Miremos ahora a nuestro alrededor: vivimos en un mundo sumamente agitado, cada vez más “estresado”. Nosotros mismos participamos de esa vorágine que no se detiene, vivimos “aprisa”, con miles de cosas que hacer, con muchos “pendientes”, pero que a diferencia de la prisa de María nos despojan de lo esencial y nos arrojan a una vida superficial, epidérmica. Cada uno lleva su prisa, su propia premura. Más aún estos días, faltando ya poco para la celebración de la Navidad, parece que falta el tiempo para todo lo que hay que preparar: los regalos que hay que comprar, la cena que hay que preparar, las actividades en las que hay que participar, incluso las campañas de solidaridad, etc. Toda esta agitación puede arrebatarnos el espacio necesario para reflexionar, para meditar, para rezar, para no perder de vista lo esencial. No podemos olvidar que lo esencial es acoger al Señor que viene y llevarlo muy dentro, no podemos olvidar que la NAVIDAD ES JESÚS, no los regalos, la cena, ni siquiera la reunión familiar. ¿Puede haber Navidad si Cristo no nace en nosotros, si no hacemos silencio en el interior para acogerlo en el pesebre de nuestras mentes y corazones?

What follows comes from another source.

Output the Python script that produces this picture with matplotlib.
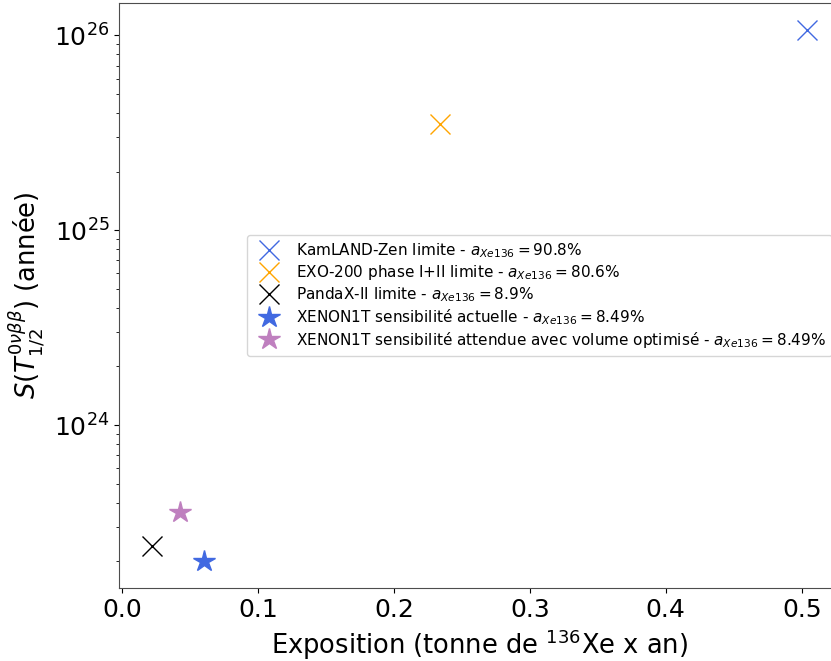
import matplotlib
matplotlib.use("Agg")
import matplotlib.pyplot as plt

# exposition (tonne de 136Xe x an) et sensibilité / limite (années)
experiences = ["KamLAND-Zen", "EXO-200", "PandaX-II", "XENON1T", "XENON1T opt"]
exposition = [0.504, 0.234, 0.022, 0.0607, 0.0424]
demi_vie = [1.07e26, 3.5e25, 2.4e23, 2.0e23, 3.6e23]
labels = [
    r"KamLAND-Zen limite - $a_{Xe136} = 90.8\%$",
    r"EXO-200 phase I+II limite - $a_{Xe136} = 80.6\%$",
    r"PandaX-II limite - $a_{Xe136} = 8.9\%$",
    r"XENON1T sensibilité actuelle - $a_{Xe136} = 8.49\%$",
    r"XENON1T sensibilité attendue avec volume optimisé - $a_{Xe136} = 8.49\%$",
]
marqueurs = ["x", "x", "x", "*", "*"]
couleurs = ["royalblue", "orange", "black", "royalblue", "#bf80bf"]
tailles = [15, 15, 15, 16, 16]

fig = plt.figure(figsize=(8.31, 6.61), dpi=100)
ax = fig.add_axes([119 / 831, 73 / 661, 721 / 831, 585 / 661])

for x, y, lab, m, c, s in zip(exposition, demi_vie, labels, marqueurs, couleurs, tailles):
    ax.plot([x], [y], linestyle="none", marker=m, color=c, markersize=s, label=lab)

ax.set_yscale("log")
ax.tick_params(axis="both", labelsize=18)
ax.set_xlabel(r"Exposition (tonne de $^{136}$Xe x an)", fontsize=18.5)
ax.set_ylabel(r"$S(T^{0\nu\beta\beta}_{1/2})$ (année)", fontsize=18.5)
for sp in ax.spines.values():
    sp.set_color("0.3")

ax.legend(loc="center right", fontsize=11, labelspacing=0.2)

fig.savefig("out.png", dpi=100)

En lo que queda de este tiempo de Adviento procuremos acercarnos más a María, procuremos hacerlo con la misma sensibilidad de Isabel, para acompañarla en su espera y para aprender de las enormes lecciones que Ella nos da. Imitemos su prisa, esa que está llena del Señor y que se expresa en el deseo de servir a los demás con la misma caridad de Cristo, así como de anunciar al Señor Jesús y su Evangelio con una vida cristiana coherente, que irradia la luz de Cristo con sus buenas obras. ¿Cómo no vivir la misma prisa de María día a día, la prisa por anunciar a Cristo y difundir su Luz en medio de nuestros familiares, en medio de los hombres y mujeres de nuestra sociedad? Hagamos nuestra la prisa de saber que tenemos a Cristo y que necesitamos comunicarlo a cuantos más podamos, para que también, como Juan en el seno de su madre, muchos salten de gozo en el encuentro con el Hijo de Santa María.